Earnings Beat, Volume Growth, and a Bigger Order Book
In the first six months of the year, Persimmon completed 4,605 homes, up 4% from the same period in 2024. Revenue climbed 14% to £1.50 billion, while underlying pre-tax profit reached £164.9 million, beating consensus estimates.
Margins held at 13.1%, reflect cost control in a challenging market. The forward order book rose to £1.25 billion, up 11% year-on-year, with the average private selling price increasing to roughly £292,800.
Management reaffirmed its 2025 guidance of 11,000–11,500 home completions and raised its 2026 target to around 12,000. However, executives signalled that margin growth in both years will be constrained by rising build costs and ongoing affordability pressures in the UK housing market.
Chart Analysis
- Current price: ~1,075p
- Immediate resistance: ~1,120p, a level that has capped rebounds since early August
- Support levels: ~1,050p, then ~1,030p if selling accelerates

Persimmon’s chart remains in a short-term downtrend from the June peak near 1,400p. Wednesday’s decline kept the stock below its 20-day moving average, underscoring the need for a decisive break above 1,120p to turn sentiment. Failure to hold 1,050p could invite another test of the summer lows.
Market Reaction: Caution Over Margins Outweighs Solid Delivery
While the top-line numbers were stronger than expected, traders appear more concerned about the margin outlook than impressed by the volume gains.
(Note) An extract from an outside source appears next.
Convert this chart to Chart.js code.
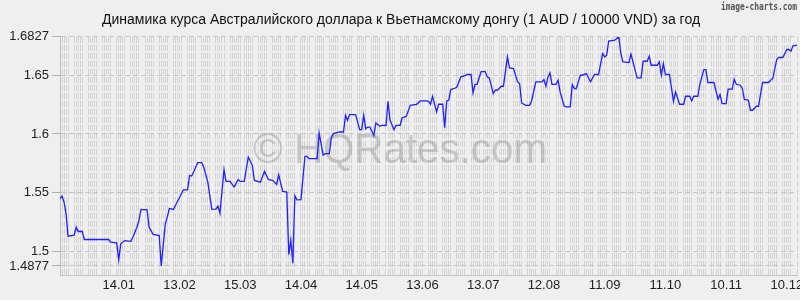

For a sector reliant on both demand and cost efficiency, the combination of high inflation in construction materials and a subdued first-time buyer market remains a significant headwind.
Institutional investors will be watching the next two quarters to see whether Persimmon can counter rising costs through tighter pricing and sharper operational execution. The company’s ability to execute on its raised 2026 target will determine whether this week’s pullback becomes a buying opportunity or the start of a deeper retracement.